In a pulse-echo-imaging system, one can either scan the transducer in a freehand form and detect the position of the transducer, or control the motion of the transducer. The former was once a popular technique; however the latter is the current technology. A single transducer is scanned mechanically at intervals across the eye that is elliptically shaped. At each controlled mechanical stopping point, sound is sent across and echoes are received. The bright dots in each trace on the display indicate the front and back wall echoes of the eye. By scanning across the eye, multiple lines produce the image of the eye on the display. In order to maintain fidelity of the 2-dimensional images of the near and far structures in the eye, the ultrasonic beams have to diverge from virtually the same point. This means that the image has to be generated by a single beam originating from the same point, being deflected in different angles to build a sector image. This is usually achieved by a single transducer or array sending a single beam that is stepwise rotated, either mechanically or electronically. The subsequent lines of the image are then formed by a slight angular rotation, making the beam sweep across a sector as shown in FIG. 1.3.
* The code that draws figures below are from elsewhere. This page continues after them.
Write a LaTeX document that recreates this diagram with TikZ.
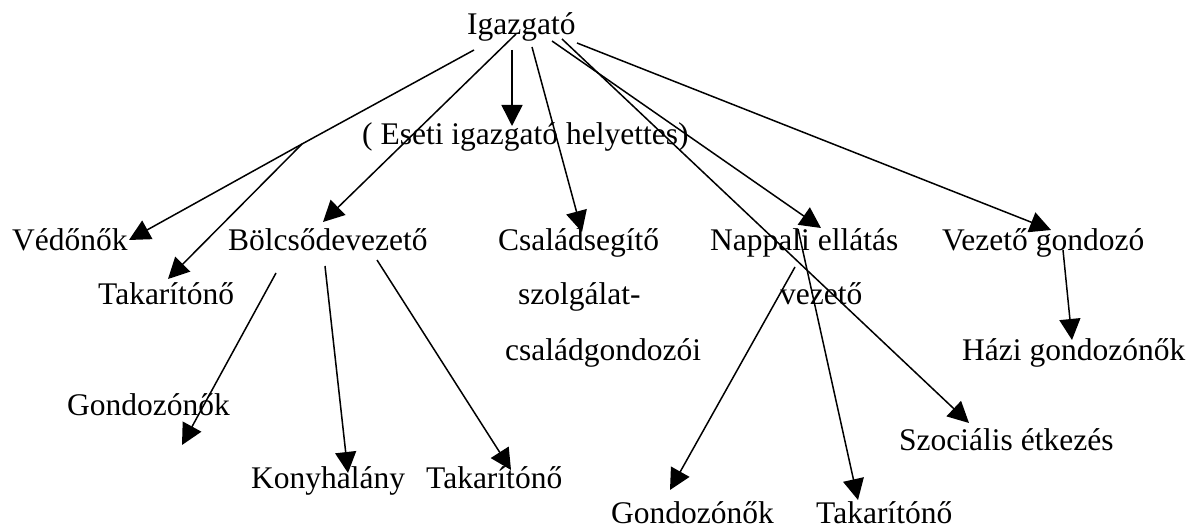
\documentclass[tikz,border=0pt]{standalone}
\usepackage{fontspec}
\setmainfont{Liberation Serif}
\usetikzlibrary{arrows.meta}
\begin{document}
\begin{tikzpicture}[x=1pt,y=-1pt,
  lbl/.style={anchor=base west, inner sep=0pt, font=\fontsize{31.5}{38}\selectfont},
  seg/.style={line width=1.5pt},
  conn/.style={seg, -{Triangle[length=21pt,width=21pt]}}]
\useasboundingbox (0,0) rectangle (1189,529);
% labels
\node[lbl] (ig)   at (467,35)  {Igazgató};
\node[lbl] (es)   at (362,145) {( Eseti igazgató helyettes)};
\node[lbl] (ved)  at (12,251)  {Védőnők};
\node[lbl] (bol)  at (228,251) {Bölcsődevezető};
\node[lbl] (csa)  at (498,251) {Családsegítő};
\node[lbl] (csb)  at (518,305) {szolgálat-};
\node[lbl] (csc)  at (505,360) {családgondozói};
\node[lbl] (nap)  at (710,251) {Nappali ellátás};
\node[lbl] (napb) at (780,305) {vezető};
\node[lbl] (vez)  at (942,251) {Vezető gondozó};
\node[lbl] (tak1) at (98,305)  {Takarítónő};
\node[lbl] (haz)  at (962,360) {Házi gondozónők};
\node[lbl] (gon1) at (67,415)  {Gondozónők};
\node[lbl] (szo)  at (899,450) {Szociális étkezés};
\node[lbl] (kon)  at (251,488) {Konyhalány};
\node[lbl] (tak2) at (426,488) {Takarítónő};
\node[lbl] (gon2) at (611,523) {Gondozónők};
\node[lbl] (tak3) at (816,523) {Takarítónő};
% connector end points
\coordinate (s1) at (474,50);
\coordinate (j)  at (302,144);
\coordinate (tved) at (129,240);
\coordinate (ttak1) at (168,279);
\coordinate (s2) at (516,34);
\coordinate (tbol) at (323,222);
\coordinate (s3) at (512,50);
\coordinate (tes) at (512,126);
\coordinate (s4) at (532,47);
\coordinate (tcsa) at (582,232);
\coordinate (s5) at (552,41);
\coordinate (tnap) at (821,228);
\coordinate (s6) at (562,39);
\coordinate (tszo) at (969,423);
\coordinate (s7) at (577,43);
\coordinate (tvez) at (1051,230);
\coordinate (b1) at (276,273);
\coordinate (tgon1) at (182,445);
\coordinate (b2) at (325,266);
\coordinate (tkon) at (348,473);
\coordinate (b3) at (377,260);
\coordinate (ttak2) at (511,470);
\coordinate (n1) at (798,229);
\coordinate (ttak3) at (858,500);
\coordinate (n2) at (795,267);
\coordinate (tgon2) at (670,490);
\coordinate (v1) at (1063,250);
\coordinate (thaz) at (1072,340);
% connectors
\draw[seg]  (s1) -- (j);
\draw[conn] (j) -- (tved);
\draw[conn] (j) -- (ttak1);
\draw[conn] (s2) -- (tbol);
\draw[conn] (s3) -- (tes);
\draw[conn] (s4) -- (tcsa);
\draw[conn] (s5) -- (tnap);
\draw[conn] (s6) -- (tszo);
\draw[conn] (s7) -- (tvez);
\draw[conn] (b1) -- (tgon1);
\draw[conn] (b2) -- (tkon);
\draw[conn] (b3) -- (ttak2);
\draw[conn] (n1) -- (ttak3);
\draw[conn] (n2) -- (tgon2);
\draw[conn] (v1) -- (thaz);
\end{tikzpicture}
\end{document}
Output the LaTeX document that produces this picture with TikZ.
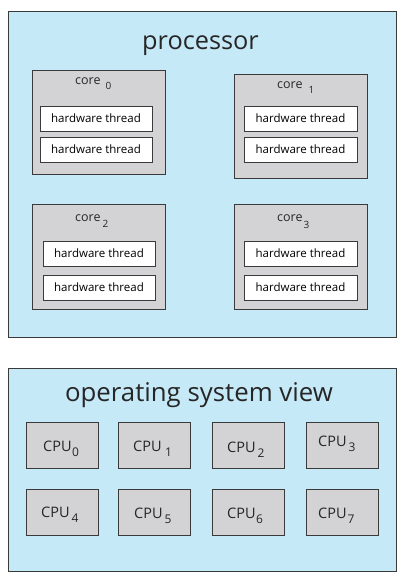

Mechanical scanning is currently the industry standard in ophthalmic applications like A-Scan and B-scan as it is mostly useful in the 15 to 20 MHz range. Despite the disadvantages associated with moving parts of the scanner like wear and tear, vibration, and so on, the amounts of acoustic noise these scanners produce, compared to phased-array probes, are much smaller. Two types of mechanical scanning systems are commonly used. In a linear mechanical scanner, the transducer is driven back and forth inside an enclosed water bath rather than air at the end of a handheld probe (FIG. 1.4) as the transducer-air interface, acting to acutely refract the sound wave, would result in total internal reflection of the sound wave, and therefore no transmission of the sound would take place. The cable between the probe and the machine contains a coaxial cable, carrying signals to and from the transducer, and leads carrying the drive current to the electric motor and the signal from the position sensor.
Another type of mechanical scanning probe is the sector scanner. The probe contains similar features to the linear scanner but it is designed to produce a rocking motion. The probe is made compact by having the necessary drive components built into and closely around the rocking transducer assembly as shown in FIG. 1.5.
In most non-ophthalmic instruments, linear and phased array transducers have replaced mechanically scanned transducers described above. These arrays can electronically steer and focus the ultrasound beam at various depths and can provide higher refresh rates. However, the cost and technical complications with building arrays increases with frequency. Hence, the current industry trend is to either select expensive arrays to maintain the quality of ultrasonic images or to select the simpler mechanical scanner and compromise the quality, especially for higher frequencies. There is no optimum solution that incorporates both the relative technical simplicity and low building cost of a mechanical scanner and the high performance capability of phased arrays in one device.